Advance Iowa cultivates growth of second-stage companies

Imagine you found out that all of your neighbors, like you, were planning to sell their homes within the next 10 years. Might that ignite a greater sense of urgency about when you get your own house on the market?

The majority of small-business owners in Iowa face a comparable scenario as they and their aging peers approach retirement, says Dan Beenken, program director and lead consultant for Advance Iowa. About 70 percent of all companies with employees in Iowa are owned by baby boomers, and about three-quarters of companies are expected to change hands within the next decade.

Consequently, succession planning and exit strategies have become one of the top assistance priorities for Advance Iowa, a multifaceted small-business assistance program based at the University of Northern Iowa in Cedar Falls.

“That’s a huge glut of companies,” Beenken said. “We’re getting people to think about not only are you trying to sell your company, but three-quarters of the existing companies out there are also.”

Now 4 years old, the Advance Iowa program takes a “grow your own” approach to economic development by providing information and tools to existing small and medium-sized businesses.

Services provided by Advance Iowa’s six-member team of consultants range from CEO peer roundtables to strategic planning, financial benchmarking and market intelligence. From its base in Cedar Falls, the program strives to serve companies in all 99 counties, with the help of consultants sprinkled throughout the state, Beenken said.

“We live on this mantra that it can be lonely at the top,” he said. “That certainly defines a lot of our clients, that they don’t have a lot of true peers they interact with enough to be able to learn from. So when they’re faced with a fork in the road, oftentimes the founder doesn’t have a lot of great VP talent to bounce ideas off of. And they don’t want to appear vulnerable.”

Advance Iowa is built on the concept of “economic gardening” that was first developed in Littleton, Colo., in the 1980s. In 2010, the Edward Lowe Foundation established the National Center for Economic Gardening, and a number of states, among them Iowa, Florida, Michigan and Missouri, launched statewide programs.

Advance Iowa’s “sweet spot” clients are generally locally owned or family-owned businesses with between about 10 and 100 employees. It has worked with companies ranging from high-tech manufacturers to assisted living centers and in every type of industry in between. For instance, Advance Iowa provided strategic research for Sterzing’s Potato Chips in Burlington that helped the company look into new product lines and territories in the Midwest. Another client, EmbarkIT in West Des Moines, received guidance on rolling out its new help desk feature on its website.

“We don’t place a lot of parameters on who we would work with, because we recognize that regardless of business type, a lot of them have the same types of issues,” Beenken said.
The program, which gets half of its funding from state appropriations and half from client fees, has completed 344 client engagements over the last four years, and the companies assisted have added some 275 jobs.

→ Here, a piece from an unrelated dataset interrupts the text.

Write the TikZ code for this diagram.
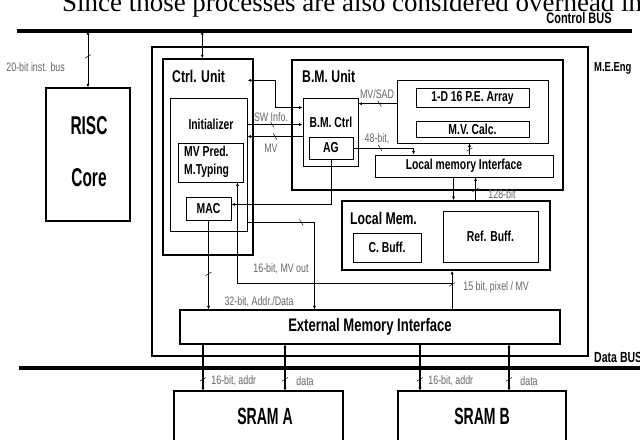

“A lot of the companies we’ve worked with are launching new products or services as a result of the strategic planning we do with them,” Beenken said. Additionally, “the things they’re hearing in their peer groups are helping them ferret out new ideas, new concepts, new growth strategies going forward.”

The CEO roundtables organized by Advance Iowa have proved to be “extremely successful,” he said. “We continue to see growth in those roundtables. We have 100 percent renewal rates from our members, who love to interact with other people who are in their shoes. This is an opportunity for them to do that confidentially and learn from each other’s mistakes instead of always learning the hard way themselves.”

Another key service is strategic planning facilitation, in which an Advance Iowa consultant will come in to meet with the owner and his or her management team.

“It forces them to block out some time and think about ‘Where is my company headed?’ ” Beenken said. “Oftentimes it’s very hard to do that on your own, to force yourself to do that. If someone from the outside is coming in, it becomes a lever to make that happen.”

Besides ramping up its succession and exit planning efforts, Advance Iowa will be doing more work with family-owned companies, Beenken said.

“For a lot of communities, (family-owned companies) are the bedrock of the economy locally and across Iowa. They have some unique issues that they face in terms of succession and next-generation development, estate planning. How do we connect them to their peers?”